┌──

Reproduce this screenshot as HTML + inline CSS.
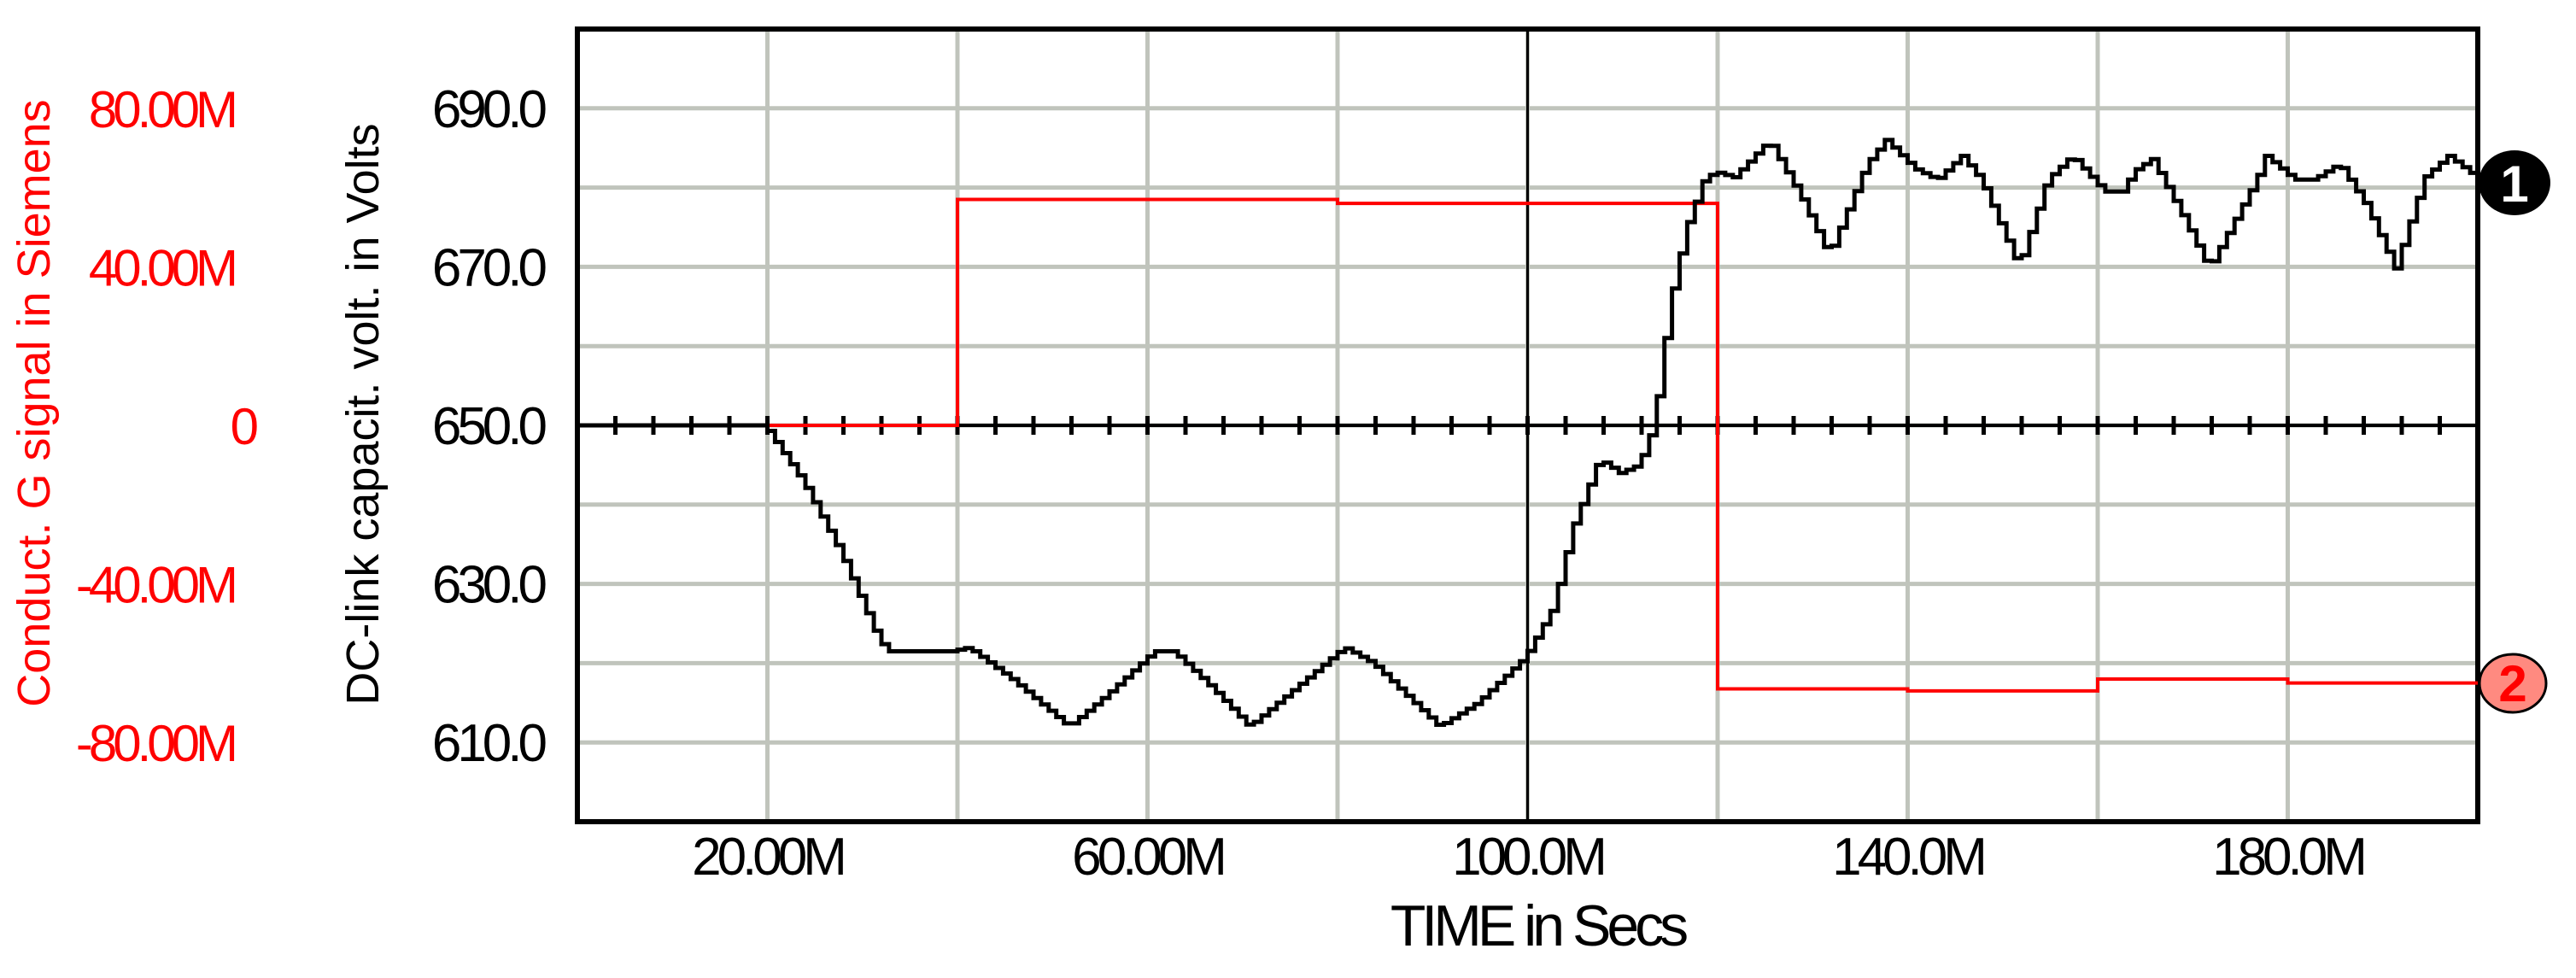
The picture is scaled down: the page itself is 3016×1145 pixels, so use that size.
<!DOCTYPE html>
<html><head><meta charset="utf-8"><style>
html,body{margin:0;padding:0;background:#fff;}
svg{display:block;font-family:"Liberation Sans",Arial,sans-serif;}
</style></head><body>
<svg id="chart" width="3016" height="1145" viewBox="0 0 3016 1145" xmlns="http://www.w3.org/2000/svg">
<g id="grid"></g>
<g id="axes"></g>
<g id="series"></g>
<g id="labels"></g>
</svg>
<script>
const xTickValues = [20, 60, 100, 140, 180];
const xTickLabels = ["20.00M", "60.00M", "100.0M", "140.0M", "180.0M"];
const vTickValues = [690, 670, 650, 630, 610];
const vTickLabels = ["690.0", "670.0", "650.0", "630.0", "610.0"];
const gTickValues = [80, 40, 0, -40, -80];
const gTickLabels = ["80.00M", "40.00M", "0", "-40.00M", "-80.00M"];
// DC-link voltage (time in ms, volts)
const voltT = [0,20,24,28,32,33,40,41,42,46,52,56,61,63,67,71,76,81,84,91,95,100,103,105,107.6,108.4,110,112,113.6,115.3,117,118.8,120,122,125.7,129,132,136,138,141,143.4,146,148,152,155,157.6,161,163,164,166,169,172,177,178,181,183,185.7,188.6,191.6,194.7,197.2,200];
const voltV = [650,650,643,634,623,621.5,621.5,622,621.5,618,612,616,621.5,621.5,617,612,617,622,620,612,615,620.7,627,637,645,645.3,644,645,650,665.6,675,680.8,682,681.3,685.9,679,671.5,683,686,682.4,681,684,681,670,681,684,679.5,679.5,682,683.6,677,669.8,681,684,681,681,683,677.7,669.8,681.3,684,681.5];
// Conductance G signal (step times in ms, values in "M" Siemens)
const gStepT = [0,40,80,120,140,160,180,200];
const gStepV = [0,57,56,-66.5,-67,-64,-65];

const NS="http://www.w3.org/2000/svg";
const L=676,R=2901,T=34,B=962;
const xS=t=>L+(t/200)*(R-L);
const vS=v=>B-(v-600)/100*(B-T);
const gS=g=>vS(650+g/2);
function mk(tag,attrs,parent){const e=document.createElementNS(NS,tag);for(const k in attrs)e.setAttribute(k,attrs[k]);parent.appendChild(e);return e;}
const grid=document.getElementById('grid'),axes=document.getElementById('axes'),series=document.getElementById('series'),labels=document.getElementById('labels');

for(let t=20;t<200;t+=20){const l=mk('line',{x1:xS(t),x2:xS(t),y1:T,y2:B,stroke:'#c0c4bc','stroke-width':5},grid);

}
for(let v=610;v<700;v+=10){const l=mk('line',{x1:L,x2:R,y1:vS(v),y2:vS(v),stroke:'#c0c4bc','stroke-width':5},grid);

}

const zl=mk('line',{x1:L,x2:R,y1:vS(650),y2:vS(650),stroke:'#000','stroke-width':4},axes);


for(let t=4;t<200;t+=4){const k=mk('line',{x1:xS(t),x2:xS(t),y1:vS(650)-11,y2:vS(650)+11,stroke:'#000','stroke-width':5},axes);

}
const vl=mk('line',{x1:xS(100),x2:xS(100),y1:T,y2:B,stroke:'#000','stroke-width':3},axes);



// red step series
let d='M'+xS(gStepT[0])+','+gS(gStepV[0]);
for(let i=0;i<gStepV.length;i++){d+=' L'+xS(gStepT[i])+','+gS(gStepV[i])+' L'+xS(gStepT[i+1])+','+gS(gStepV[i]);}
const gp=mk('path',{d:d,fill:'none',stroke:'#ff0000','stroke-width':4},series);



// voltage series rendered as staircase (simulator plot style) through the data points
function vAt(t){for(let i=1;i<voltT.length;i++){if(voltT[i]>=t){const u=(t-voltT[i-1])/(voltT[i]-voltT[i-1]);return voltV[i-1]+(voltV[i]-voltV[i-1])*u;}}return voltV[voltV.length-1];}
let dv='M'+xS(0).toFixed(1)+','+vS(vAt(0)).toFixed(1);
const step=0.8;
for(let t=step;t<=200.001;t+=step){const y=vS(vAt(t-step/2)).toFixed(1);dv+=' V'+y+' H'+xS(Math.min(t,200)).toFixed(1);}
const vp=mk('path',{d:dv,fill:'none',stroke:'#000','stroke-width':5,'stroke-linejoin':'miter'},series);



const bx=mk('rect',{x:L,y:T,width:R-L,height:B-T,fill:'none',stroke:'#000','stroke-width':6},axes);



xTickValues.forEach((t,i)=>{const e=mk('text',{x:xS(t),y:1024,'font-size':62,'text-anchor':'middle','letter-spacing':-5,fill:'#000'},labels);e.textContent=xTickLabels[i];

});
vTickValues.forEach((v,i)=>{const e=mk('text',{x:636,y:vS(v)+22,'font-size':62,'text-anchor':'end','letter-spacing':-5,fill:'#000'},labels);e.textContent=vTickLabels[i];

});
gTickValues.forEach((g,i)=>{const e=mk('text',{x:g===0?298:274,y:gS(g)+22,'font-size':60,'text-anchor':'end','letter-spacing':-5,fill:'#ff0000'},labels);e.textContent=gTickLabels[i];

});
</script>
<svg style="position:absolute;left:0;top:0" width="3016" height="1145" xmlns="http://www.w3.org/2000/svg">
<text x="1800" y="1107" font-family="Liberation Sans, sans-serif" font-size="68" text-anchor="middle" letter-spacing="-5">TIME in Secs</text>
<text transform="translate(443,485) rotate(-90)" font-family="Liberation Sans, sans-serif" font-size="54" text-anchor="middle">DC-link capacit. volt. in Volts</text>
<text transform="translate(58,472) rotate(-90)" font-family="Liberation Sans, sans-serif" font-size="54" text-anchor="middle" fill="#ff0000">Conduct. G signal in Siemens</text>
<g>
<ellipse cx="2944" cy="214" rx="42" ry="38" fill="#000"/>
<text x="2944" y="236" font-family="Liberation Sans, sans-serif" font-weight="bold" font-size="60" text-anchor="middle" fill="#fff">1</text>
</g>
<g>
<ellipse cx="2942" cy="800" rx="39" ry="34" fill="#ff8a80" stroke="#000" stroke-width="3"/>
<text x="2942" y="821" font-family="Liberation Sans, sans-serif" font-weight="bold" font-size="60" text-anchor="middle" fill="#ff0000">2</text>
</g>
</svg>
</body></html>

└──

■ EXERCISE GOAL ■
Repeat the listing verbatim. Skip the pictures.

■ TASK ANSWER ■
Reproduce this screenshot as HTML + inline CSS.
The picture is scaled down: the page itself is 3016×1145 pixels, so use that size.
<!DOCTYPE html>
<html><head><meta charset="utf-8"><style>
html,body{margin:0;padding:0;background:#fff;}
svg{display:block;font-family:"Liberation Sans",Arial,sans-serif;}
</style></head><body>
<svg id="chart" width="3016" height="1145" viewBox="0 0 3016 1145" xmlns="http://www.w3.org/2000/svg">
<g id="grid"></g>
<g id="axes"></g>
<g id="series"></g>
<g id="labels"></g>
</svg>
<script>
const xTickValues = [20, 60, 100, 140, 180];
const xTickLabels = ["20.00M", "60.00M", "100.0M", "140.0M", "180.0M"];
const vTickValues = [690, 670, 650, 630, 610];
const vTickLabels = ["690.0", "670.0", "650.0", "630.0", "610.0"];
const gTickValues = [80, 40, 0, -40, -80];
const gTickLabels = ["80.00M", "40.00M", "0", "-40.00M", "-80.00M"];
// DC-link voltage (time in ms, volts)
const voltT = [0,20,24,28,32,33,40,41,42,46,52,56,61,63,67,71,76,81,84,91,95,100,103,105,107.6,108.4,110,112,113.6,115.3,117,118.8,120,122,125.7,129,132,136,138,141,143.4,146,148,152,155,157.6,161,163,164,166,169,172,177,178,181,183,185.7,188.6,191.6,194.7,197.2,200];
const voltV = [650,650,643,634,623,621.5,621.5,622,621.5,618,612,616,621.5,621.5,617,612,617,622,620,612,615,620.7,627,637,645,645.3,644,645,650,665.6,675,680.8,682,681.3,685.9,679,671.5,683,686,682.4,681,684,681,670,681,684,679.5,679.5,682,683.6,677,669.8,681,684,681,681,683,677.7,669.8,681.3,684,681.5];
// Conductance G signal (step times in ms, values in "M" Siemens)
const gStepT = [0,40,80,120,140,160,180,200];
const gStepV = [0,57,56,-66.5,-67,-64,-65];

const NS="http://www.w3.org/2000/svg";
const L=676,R=2901,T=34,B=962;
const xS=t=>L+(t/200)*(R-L);
const vS=v=>B-(v-600)/100*(B-T);
const gS=g=>vS(650+g/2);
function mk(tag,attrs,parent){const e=document.createElementNS(NS,tag);for(const k in attrs)e.setAttribute(k,attrs[k]);parent.appendChild(e);return e;}
const grid=document.getElementById('grid'),axes=document.getElementById('axes'),series=document.getElementById('series'),labels=document.getElementById('labels');

for(let t=20;t<200;t+=20){const l=mk('line',{x1:xS(t),x2:xS(t),y1:T,y2:B,stroke:'#c0c4bc','stroke-width':5},grid);

}
for(let v=610;v<700;v+=10){const l=mk('line',{x1:L,x2:R,y1:vS(v),y2:vS(v),stroke:'#c0c4bc','stroke-width':5},grid);

}

const zl=mk('line',{x1:L,x2:R,y1:vS(650),y2:vS(650),stroke:'#000','stroke-width':4},axes);


for(let t=4;t<200;t+=4){const k=mk('line',{x1:xS(t),x2:xS(t),y1:vS(650)-11,y2:vS(650)+11,stroke:'#000','stroke-width':5},axes);

}
const vl=mk('line',{x1:xS(100),x2:xS(100),y1:T,y2:B,stroke:'#000','stroke-width':3},axes);



// red step series
let d='M'+xS(gStepT[0])+','+gS(gStepV[0]);
for(let i=0;i<gStepV.length;i++){d+=' L'+xS(gStepT[i])+','+gS(gStepV[i])+' L'+xS(gStepT[i+1])+','+gS(gStepV[i]);}
const gp=mk('path',{d:d,fill:'none',stroke:'#ff0000','stroke-width':4},series);



// voltage series rendered as staircase (simulator plot style) through the data points
function vAt(t){for(let i=1;i<voltT.length;i++){if(voltT[i]>=t){const u=(t-voltT[i-1])/(voltT[i]-voltT[i-1]);return voltV[i-1]+(voltV[i]-voltV[i-1])*u;}}return voltV[voltV.length-1];}
let dv='M'+xS(0).toFixed(1)+','+vS(vAt(0)).toFixed(1);
const step=0.8;
for(let t=step;t<=200.001;t+=step){const y=vS(vAt(t-step/2)).toFixed(1);dv+=' V'+y+' H'+xS(Math.min(t,200)).toFixed(1);}
const vp=mk('path',{d:dv,fill:'none',stroke:'#000','stroke-width':5,'stroke-linejoin':'miter'},series);



const bx=mk('rect',{x:L,y:T,width:R-L,height:B-T,fill:'none',stroke:'#000','stroke-width':6},axes);



xTickValues.forEach((t,i)=>{const e=mk('text',{x:xS(t),y:1024,'font-size':62,'text-anchor':'middle','letter-spacing':-5,fill:'#000'},labels);e.textContent=xTickLabels[i];

});
vTickValues.forEach((v,i)=>{const e=mk('text',{x:636,y:vS(v)+22,'font-size':62,'text-anchor':'end','letter-spacing':-5,fill:'#000'},labels);e.textContent=vTickLabels[i];

});
gTickValues.forEach((g,i)=>{const e=mk('text',{x:g===0?298:274,y:gS(g)+22,'font-size':60,'text-anchor':'end','letter-spacing':-5,fill:'#ff0000'},labels);e.textContent=gTickLabels[i];

});
</script>
<svg style="position:absolute;left:0;top:0" width="3016" height="1145" xmlns="http://www.w3.org/2000/svg">
<text x="1800" y="1107" font-family="Liberation Sans, sans-serif" font-size="68" text-anchor="middle" letter-spacing="-5">TIME in Secs</text>
<text transform="translate(443,485) rotate(-90)" font-family="Liberation Sans, sans-serif" font-size="54" text-anchor="middle">DC-link capacit. volt. in Volts</text>
<text transform="translate(58,472) rotate(-90)" font-family="Liberation Sans, sans-serif" font-size="54" text-anchor="middle" fill="#ff0000">Conduct. G signal in Siemens</text>
<g>
<ellipse cx="2944" cy="214" rx="42" ry="38" fill="#000"/>
<text x="2944" y="236" font-family="Liberation Sans, sans-serif" font-weight="bold" font-size="60" text-anchor="middle" fill="#fff">1</text>
</g>
<g>
<ellipse cx="2942" cy="800" rx="39" ry="34" fill="#ff8a80" stroke="#000" stroke-width="3"/>
<text x="2942" y="821" font-family="Liberation Sans, sans-serif" font-weight="bold" font-size="60" text-anchor="middle" fill="#ff0000">2</text>
</g>
</svg>
</body></html>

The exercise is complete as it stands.